/---

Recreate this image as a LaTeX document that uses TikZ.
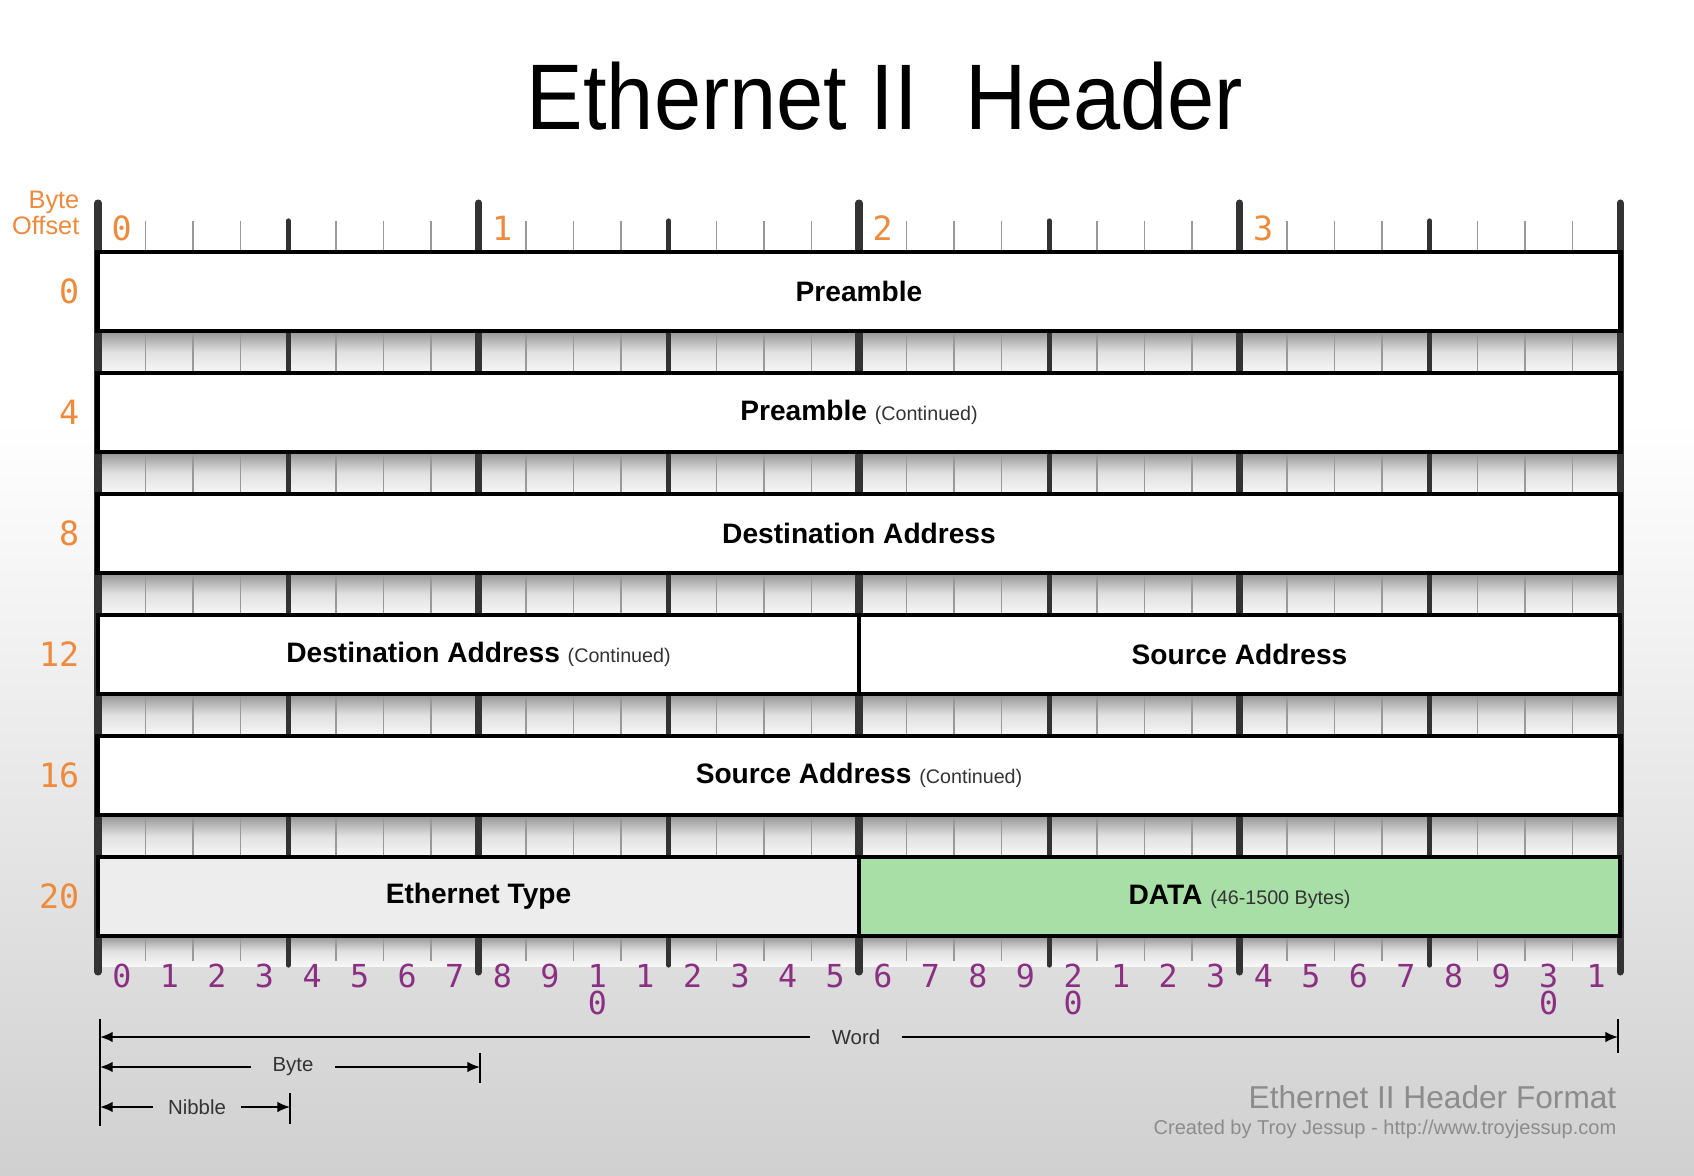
\documentclass[tikz,border=0pt]{standalone}
\usepackage{fontspec}
\usepackage{graphicx}
\setmainfont{Liberation Sans}
\newfontfamily\bitfont{DejaVu Sans Mono}
\usetikzlibrary{arrows.meta}
\definecolor{offsetorange}{HTML}{EE8A3C}
\definecolor{bitpurple}{HTML}{8A2F82}
\definecolor{datagreen}{HTML}{A7DFA7}
\definecolor{typegray}{HTML}{EDEDED}
\definecolor{bggray}{HTML}{D0D0D0}
\definecolor{footgray}{HTML}{8C8C8C}
\newcommand{\fieldnote}[1]{{\fontsize{5.6}{6}\selectfont\mdseries\color{black!80}#1}}
\begin{document}
\begin{tikzpicture}[x=0.01cm, y=-0.01cm,
  field/.style={draw, line width=1.2pt, inner sep=0pt, outer sep=0pt, minimum height=0.79cm, fill=white, font=\fontsize{8}{9.6}\selectfont\bfseries},
  fullfield/.style={field, minimum width=15.22cm},
  halffield/.style={field, minimum width=7.61cm},
  bittick/.style={black!40, line width=0.45pt},
  nibblebar/.style={black!80, line width=1.5pt, line cap=round},
  bytebar/.style={black!80, line width=2pt, line cap=round},
  strip/.style={top color=black!42, bottom color=black!3, middle color=black!12},
  offset/.style={text=offsetorange, font=\bitfont\fontsize{9.5}{10}\selectfont},
  bitnum/.style={text=bitpurple, font=\bitfont\fontsize{9}{10}\selectfont, inner sep=0pt},
  dimlabel/.style={font=\fontsize{5.8}{7}\selectfont, text=black!80, inner xsep=6pt},
  dim/.style={-{Latex[length=3.6pt,width=3pt]}, line width=0.5pt},
  dimtick/.style={line width=0.55pt}]
\useasboundingbox (0,0) rectangle (1694,1176);
\fill[white] (0,0) rectangle (1694,1176);
\shade[top color=white, bottom color=bggray] (0,420) rectangle (1694,1176);

\foreach \t in {331,452,573,694,815}
  \shade[strip] (98,\t) rectangle (1620,\t+42);
\shade[strip] (98,936) rectangle (1620,966);

\foreach \i [evaluate=\i as \x using 98+47.5625*\i] in {1,2,3,5,6,7,9,10,11,13,14,15,17,18,19,21,22,23,25,26,27,29,30,31}
  \draw[bittick] (\x,221) -- (\x,961);
\foreach \i [evaluate=\i as \x using 98+47.5625*\i] in {4,12,20,28}
  \draw[nibblebar] (\x,221) -- (\x,965);
\foreach \i [evaluate=\i as \x using 98+47.5625*\i] in {0,8,16,24,32}
  \draw[bytebar] (\x,203) -- (\x,972);

\node[fullfield] (pre) at (859,291.5) {Preamble};
\node[fullfield] (precont) at (859,412.5) {Preamble \fieldnote{(Continued)}};
\node[fullfield] (dst) at (859,533.5) {Destination Address};
\node[halffield] (dstcont) at (478.5,654.5) {Destination Address \fieldnote{(Continued)}};
\node[halffield] (src) at (1239.5,654.5) {Source Address};
\node[fullfield] (srccont) at (859,775.5) {Source Address \fieldnote{(Continued)}};
\node[halffield, fill=typegray] (etype) at (478.5,896.5) {Ethernet Type};
\node[halffield, fill=datagreen] (data) at (1239.5,896.5) {DATA \fieldnote{(46-1500 Bytes)}};

\node[anchor=east, align=right, text=offsetorange, font=\fontsize{7.2}{7.4}\selectfont, inner sep=0pt] (offhead) at (80,213) {Byte\\Offset};
\foreach \o [count=\r from 0] in {0,4,8,12,16,20}
  \node[offset, anchor=east, inner sep=0pt] (off\o) at (80,291.5+121*\r) {\o};
\foreach \k in {0,1,2,3}
  \node[offset] (byte\k) at ({98+47.5625*(8*\k+0.5)},228) {\k};

\foreach \d [count=\i from 0] in {0,1,2,3,4,5,6,7,8,9,1,1,2,3,4,5,6,7,8,9,2,1,2,3,4,5,6,7,8,9,3,1}
  \node[bitnum] (bit\i) at ({98+47.5625*(\i+0.5)},976) {\d};
\foreach \i in {10,20,30}
  \node[bitnum] (bitlow\i) at ({98+47.5625*(\i+0.5)},1003) {0};

\coordinate (wordL) at (100,1037);
\coordinate (wordR) at (1618,1037);
\coordinate (byteL) at (100,1067);
\coordinate (byteR) at (480,1067);
\coordinate (nibL) at (100,1107);
\coordinate (nibR) at (290,1107);
\node[dimlabel] (word) at (856,1037) {Word};
\node[dimlabel] (bytelbl) at (293,1067) {Byte};
\node[dimlabel, inner xsep=4pt] (nibble) at (197,1107) {Nibble};
\draw[dim] (word) -- (wordL);
\draw[dim] (word) -- (wordR);
\draw[dim] (bytelbl) -- (byteL);
\draw[dim] (bytelbl) -- (byteR);
\draw[dim] (nibble) -- (nibL);
\draw[dim] (nibble) -- (nibR);
\draw[dimtick] (100,1019) -- (100,1126);
\draw[dimtick] (1618,1019) -- (1618,1053);
\draw[dimtick] (480,1053) -- (480,1083);
\draw[dimtick] (290,1093) -- (290,1124);

\node[anchor=base east, text=footgray, font=\fontsize{9}{10}\selectfont, inner sep=0pt] (foot) at (1617,1108) {Ethernet II Header Format};
\node[anchor=base east, text=footgray, font=\fontsize{5.7}{6}\selectfont, inner sep=0pt] (credit) at (1617,1134) {Created by Troy Jessup - http://www.troyjessup.com};

\node[font=\fontsize{26.5}{30}\selectfont] (title) at (885,96) {\scalebox{0.91}[1]{Ethernet II\ \ Header}};
\end{tikzpicture}
\end{document}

\---

Pictures excluded, repeat exactly the lines from the top of the material through the line with "(98,936) rectangle (1620,966);", including both of those lines.

Recreate this image as a LaTeX document that uses TikZ.
\documentclass[tikz,border=0pt]{standalone}
\usepackage{fontspec}
\usepackage{graphicx}
\setmainfont{Liberation Sans}
\newfontfamily\bitfont{DejaVu Sans Mono}
\usetikzlibrary{arrows.meta}
\definecolor{offsetorange}{HTML}{EE8A3C}
\definecolor{bitpurple}{HTML}{8A2F82}
\definecolor{datagreen}{HTML}{A7DFA7}
\definecolor{typegray}{HTML}{EDEDED}
\definecolor{bggray}{HTML}{D0D0D0}
\definecolor{footgray}{HTML}{8C8C8C}
\newcommand{\fieldnote}[1]{{\fontsize{5.6}{6}\selectfont\mdseries\color{black!80}#1}}
\begin{document}
\begin{tikzpicture}[x=0.01cm, y=-0.01cm,
  field/.style={draw, line width=1.2pt, inner sep=0pt, outer sep=0pt, minimum height=0.79cm, fill=white, font=\fontsize{8}{9.6}\selectfont\bfseries},
  fullfield/.style={field, minimum width=15.22cm},
  halffield/.style={field, minimum width=7.61cm},
  bittick/.style={black!40, line width=0.45pt},
  nibblebar/.style={black!80, line width=1.5pt, line cap=round},
  bytebar/.style={black!80, line width=2pt, line cap=round},
  strip/.style={top color=black!42, bottom color=black!3, middle color=black!12},
  offset/.style={text=offsetorange, font=\bitfont\fontsize{9.5}{10}\selectfont},
  bitnum/.style={text=bitpurple, font=\bitfont\fontsize{9}{10}\selectfont, inner sep=0pt},
  dimlabel/.style={font=\fontsize{5.8}{7}\selectfont, text=black!80, inner xsep=6pt},
  dim/.style={-{Latex[length=3.6pt,width=3pt]}, line width=0.5pt},
  dimtick/.style={line width=0.55pt}]
\useasboundingbox (0,0) rectangle (1694,1176);
\fill[white] (0,0) rectangle (1694,1176);
\shade[top color=white, bottom color=bggray] (0,420) rectangle (1694,1176);

\foreach \t in {331,452,573,694,815}
  \shade[strip] (98,\t) rectangle (1620,\t+42);
\shade[strip] (98,936) rectangle (1620,966);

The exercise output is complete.